Lines of data:
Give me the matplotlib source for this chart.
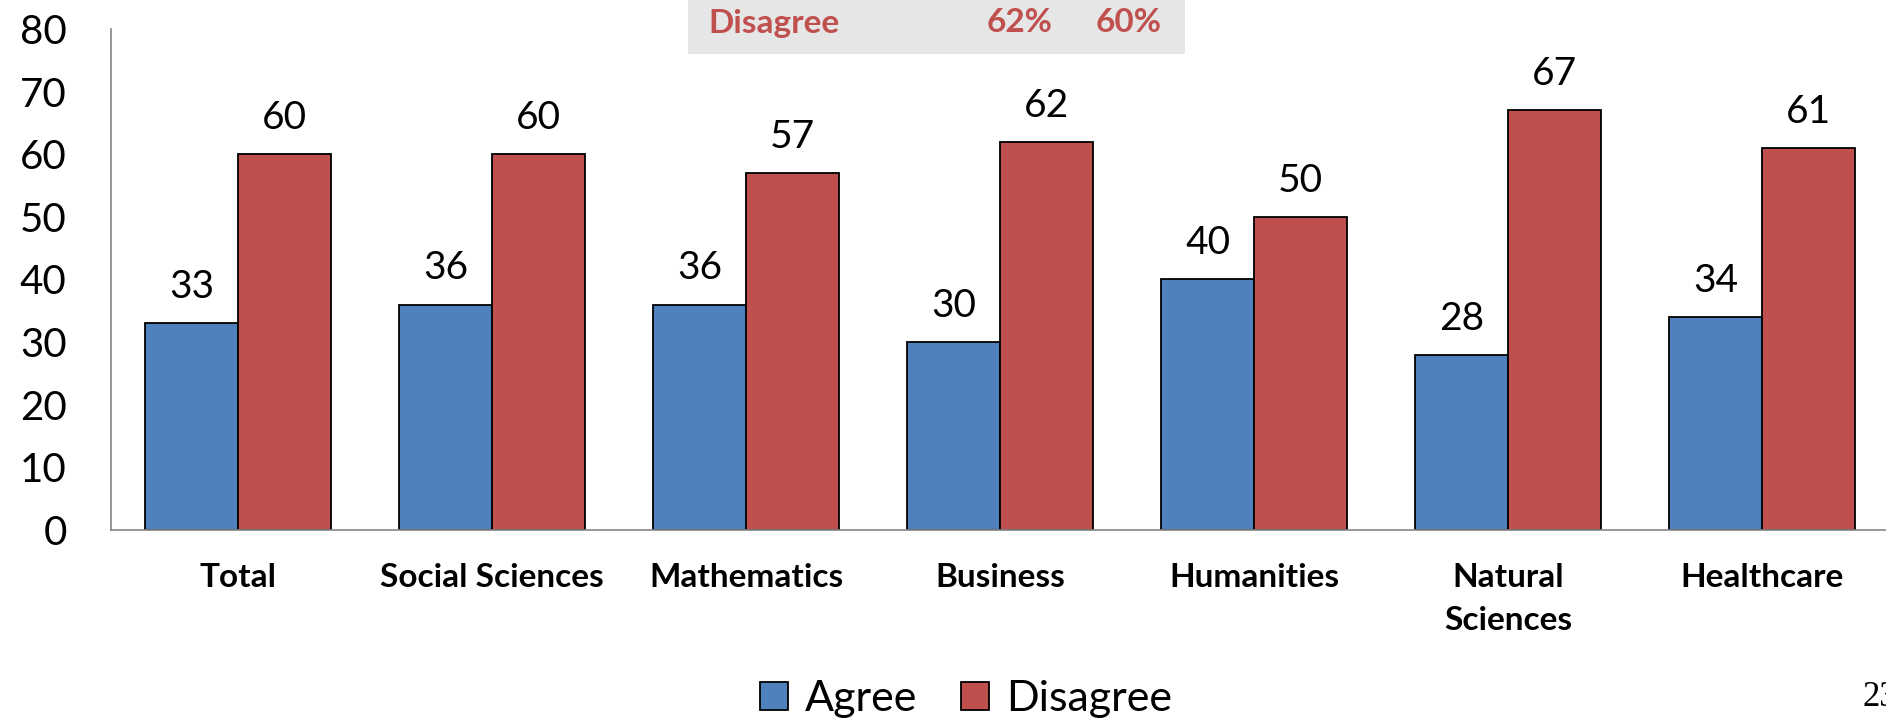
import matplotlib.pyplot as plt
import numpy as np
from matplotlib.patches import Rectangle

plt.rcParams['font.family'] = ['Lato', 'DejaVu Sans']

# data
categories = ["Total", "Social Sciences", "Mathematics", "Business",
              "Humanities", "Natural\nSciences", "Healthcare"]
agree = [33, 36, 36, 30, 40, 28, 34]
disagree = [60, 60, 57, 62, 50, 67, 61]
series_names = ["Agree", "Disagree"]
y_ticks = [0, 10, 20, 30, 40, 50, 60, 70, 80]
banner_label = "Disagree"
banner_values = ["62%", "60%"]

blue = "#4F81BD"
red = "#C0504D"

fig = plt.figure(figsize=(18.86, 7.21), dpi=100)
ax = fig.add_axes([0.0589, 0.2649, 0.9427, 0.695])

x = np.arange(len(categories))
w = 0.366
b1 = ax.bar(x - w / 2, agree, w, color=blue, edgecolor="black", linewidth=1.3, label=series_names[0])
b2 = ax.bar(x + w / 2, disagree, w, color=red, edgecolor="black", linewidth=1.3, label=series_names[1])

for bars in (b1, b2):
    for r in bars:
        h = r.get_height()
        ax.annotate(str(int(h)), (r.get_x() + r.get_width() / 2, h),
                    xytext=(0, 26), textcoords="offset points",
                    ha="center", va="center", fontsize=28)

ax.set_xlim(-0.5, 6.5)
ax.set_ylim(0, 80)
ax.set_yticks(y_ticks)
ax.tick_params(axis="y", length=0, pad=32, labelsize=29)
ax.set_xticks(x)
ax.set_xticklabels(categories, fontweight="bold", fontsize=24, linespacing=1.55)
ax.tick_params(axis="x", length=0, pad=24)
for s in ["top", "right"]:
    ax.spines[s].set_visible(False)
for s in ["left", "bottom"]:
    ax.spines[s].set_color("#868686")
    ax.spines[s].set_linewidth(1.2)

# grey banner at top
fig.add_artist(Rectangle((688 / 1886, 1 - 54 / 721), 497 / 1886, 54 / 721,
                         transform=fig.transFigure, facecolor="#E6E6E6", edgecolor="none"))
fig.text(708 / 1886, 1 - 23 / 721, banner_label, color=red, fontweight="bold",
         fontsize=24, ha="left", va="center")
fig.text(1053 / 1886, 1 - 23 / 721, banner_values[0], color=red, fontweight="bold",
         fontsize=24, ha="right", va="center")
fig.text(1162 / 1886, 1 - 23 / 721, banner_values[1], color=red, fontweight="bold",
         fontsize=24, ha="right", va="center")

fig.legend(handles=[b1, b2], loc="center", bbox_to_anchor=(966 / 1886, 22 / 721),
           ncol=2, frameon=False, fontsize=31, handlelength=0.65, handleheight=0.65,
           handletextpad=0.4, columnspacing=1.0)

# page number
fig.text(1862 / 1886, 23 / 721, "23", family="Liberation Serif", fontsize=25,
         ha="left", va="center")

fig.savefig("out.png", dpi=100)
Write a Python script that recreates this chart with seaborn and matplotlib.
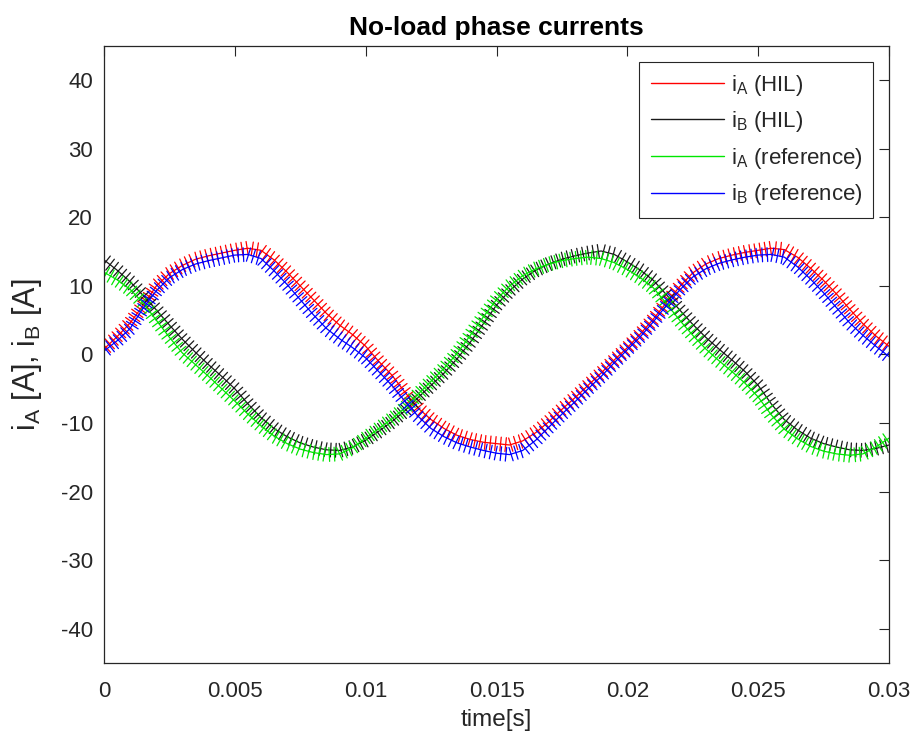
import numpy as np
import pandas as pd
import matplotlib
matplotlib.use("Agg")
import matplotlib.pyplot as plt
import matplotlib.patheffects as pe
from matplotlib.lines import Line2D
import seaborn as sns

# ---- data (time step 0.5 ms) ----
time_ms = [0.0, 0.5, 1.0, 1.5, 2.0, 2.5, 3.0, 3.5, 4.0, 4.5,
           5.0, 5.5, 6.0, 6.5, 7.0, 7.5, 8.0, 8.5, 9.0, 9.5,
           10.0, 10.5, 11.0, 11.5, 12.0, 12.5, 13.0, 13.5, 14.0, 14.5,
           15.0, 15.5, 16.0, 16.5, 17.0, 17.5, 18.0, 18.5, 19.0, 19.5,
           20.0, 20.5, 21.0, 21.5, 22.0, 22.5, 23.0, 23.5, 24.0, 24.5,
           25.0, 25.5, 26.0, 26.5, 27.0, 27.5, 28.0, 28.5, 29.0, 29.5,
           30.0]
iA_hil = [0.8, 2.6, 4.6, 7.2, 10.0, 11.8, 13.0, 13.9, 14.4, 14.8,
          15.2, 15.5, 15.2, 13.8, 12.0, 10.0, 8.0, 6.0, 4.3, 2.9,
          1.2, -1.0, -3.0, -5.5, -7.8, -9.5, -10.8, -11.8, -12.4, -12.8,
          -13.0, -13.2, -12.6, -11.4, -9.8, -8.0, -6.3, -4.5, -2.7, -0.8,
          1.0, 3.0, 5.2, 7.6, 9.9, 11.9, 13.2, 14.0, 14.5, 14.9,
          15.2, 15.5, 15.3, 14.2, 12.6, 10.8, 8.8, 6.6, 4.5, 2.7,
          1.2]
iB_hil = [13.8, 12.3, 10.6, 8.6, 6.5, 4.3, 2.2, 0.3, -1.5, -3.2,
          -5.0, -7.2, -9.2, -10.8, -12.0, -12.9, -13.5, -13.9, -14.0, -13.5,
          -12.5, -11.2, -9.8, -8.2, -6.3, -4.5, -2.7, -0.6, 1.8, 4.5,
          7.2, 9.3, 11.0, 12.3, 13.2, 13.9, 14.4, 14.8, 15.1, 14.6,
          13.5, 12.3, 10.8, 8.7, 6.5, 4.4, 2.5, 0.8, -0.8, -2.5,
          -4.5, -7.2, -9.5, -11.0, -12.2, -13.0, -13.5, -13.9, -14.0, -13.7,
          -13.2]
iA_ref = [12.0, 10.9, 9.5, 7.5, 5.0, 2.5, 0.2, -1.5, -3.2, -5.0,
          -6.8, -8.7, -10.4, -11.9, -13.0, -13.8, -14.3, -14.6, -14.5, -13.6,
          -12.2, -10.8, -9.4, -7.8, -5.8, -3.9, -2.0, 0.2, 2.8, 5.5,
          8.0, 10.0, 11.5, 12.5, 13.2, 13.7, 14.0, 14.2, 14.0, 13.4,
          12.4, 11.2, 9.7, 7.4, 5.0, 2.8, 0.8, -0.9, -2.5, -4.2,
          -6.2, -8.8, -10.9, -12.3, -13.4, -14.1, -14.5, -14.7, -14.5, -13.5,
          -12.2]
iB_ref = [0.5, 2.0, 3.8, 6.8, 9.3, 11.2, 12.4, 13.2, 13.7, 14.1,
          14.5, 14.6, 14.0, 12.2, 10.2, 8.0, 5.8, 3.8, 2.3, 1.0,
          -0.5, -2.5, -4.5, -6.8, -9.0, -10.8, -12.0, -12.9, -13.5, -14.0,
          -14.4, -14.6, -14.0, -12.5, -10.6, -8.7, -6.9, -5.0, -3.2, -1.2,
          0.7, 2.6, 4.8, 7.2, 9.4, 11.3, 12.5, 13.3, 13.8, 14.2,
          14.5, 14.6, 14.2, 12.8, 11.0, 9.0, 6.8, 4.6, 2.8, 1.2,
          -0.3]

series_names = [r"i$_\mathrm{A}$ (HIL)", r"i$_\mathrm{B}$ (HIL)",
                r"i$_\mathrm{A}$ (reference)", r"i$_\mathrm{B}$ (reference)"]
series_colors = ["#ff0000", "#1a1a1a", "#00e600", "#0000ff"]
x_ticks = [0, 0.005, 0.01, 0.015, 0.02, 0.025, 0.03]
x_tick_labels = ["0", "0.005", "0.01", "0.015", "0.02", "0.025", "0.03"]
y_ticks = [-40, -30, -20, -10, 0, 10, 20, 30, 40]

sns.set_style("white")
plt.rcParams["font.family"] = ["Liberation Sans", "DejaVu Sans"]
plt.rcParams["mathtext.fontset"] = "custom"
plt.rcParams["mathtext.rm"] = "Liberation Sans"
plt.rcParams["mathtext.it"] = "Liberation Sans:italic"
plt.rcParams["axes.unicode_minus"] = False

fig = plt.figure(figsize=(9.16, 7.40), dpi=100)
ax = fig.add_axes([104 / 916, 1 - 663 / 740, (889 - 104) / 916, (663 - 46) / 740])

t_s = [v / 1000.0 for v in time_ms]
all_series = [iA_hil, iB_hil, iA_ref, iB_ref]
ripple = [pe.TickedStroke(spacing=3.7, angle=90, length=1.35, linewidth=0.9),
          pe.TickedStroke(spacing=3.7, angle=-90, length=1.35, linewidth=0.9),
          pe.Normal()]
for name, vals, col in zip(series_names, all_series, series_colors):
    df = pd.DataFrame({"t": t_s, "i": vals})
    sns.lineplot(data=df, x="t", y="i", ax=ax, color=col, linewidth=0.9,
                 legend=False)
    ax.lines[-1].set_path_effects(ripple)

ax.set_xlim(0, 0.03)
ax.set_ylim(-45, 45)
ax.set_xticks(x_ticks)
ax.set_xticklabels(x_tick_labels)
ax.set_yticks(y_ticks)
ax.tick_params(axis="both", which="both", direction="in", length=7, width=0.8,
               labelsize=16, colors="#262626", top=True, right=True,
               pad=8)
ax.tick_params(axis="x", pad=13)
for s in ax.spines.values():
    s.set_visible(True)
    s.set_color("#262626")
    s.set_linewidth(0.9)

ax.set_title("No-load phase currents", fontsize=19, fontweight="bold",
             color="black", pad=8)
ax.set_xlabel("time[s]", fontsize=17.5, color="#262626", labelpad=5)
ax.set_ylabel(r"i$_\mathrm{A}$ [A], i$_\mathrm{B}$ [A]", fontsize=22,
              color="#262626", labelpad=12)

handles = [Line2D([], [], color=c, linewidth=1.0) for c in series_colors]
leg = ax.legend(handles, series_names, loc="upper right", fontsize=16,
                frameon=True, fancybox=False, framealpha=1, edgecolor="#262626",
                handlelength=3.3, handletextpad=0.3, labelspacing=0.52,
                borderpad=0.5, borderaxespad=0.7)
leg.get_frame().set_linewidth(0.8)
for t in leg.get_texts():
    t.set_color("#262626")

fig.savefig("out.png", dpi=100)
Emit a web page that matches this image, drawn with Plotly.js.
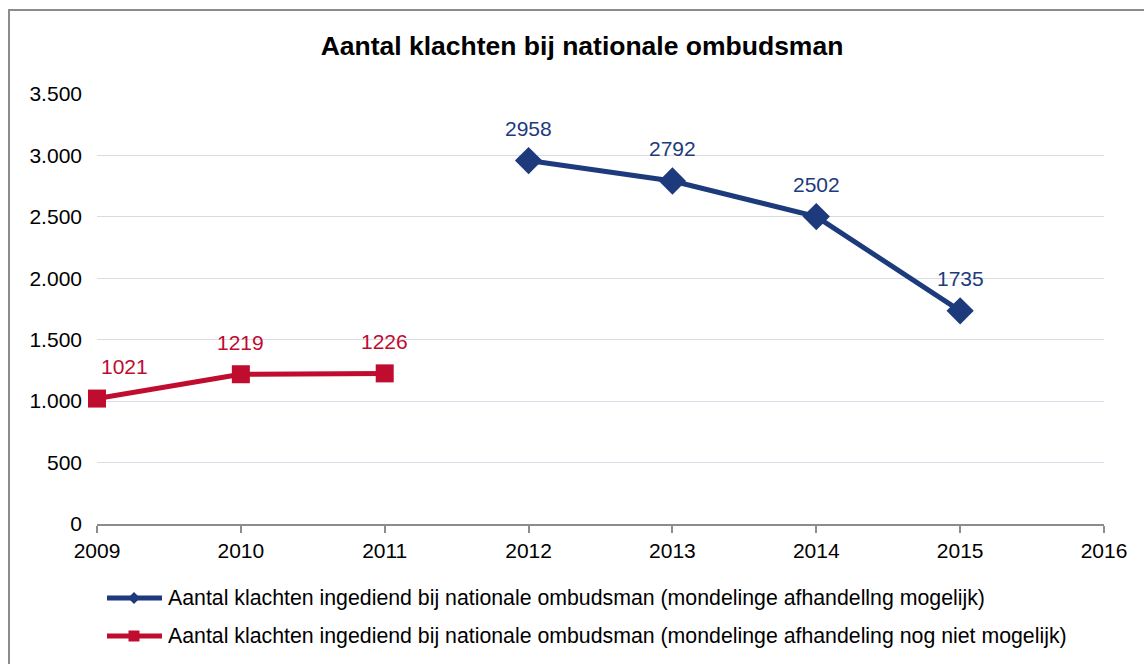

_EXERCISE AIM:_
Leave out the pictures and restate, word for word, the lines from the top of the data through the line containing "plt.rcParams['font.family'] = ['Lato', 'DejaVu", both included.

_SOLUTION TO THE EXERCISE:_
Give me the matplotlib source for this chart.
import matplotlib.pyplot as plt
import numpy as np
from matplotlib.patches import Rectangle

plt.rcParams['font.family'] = ['Lato', 'DejaVu Sans']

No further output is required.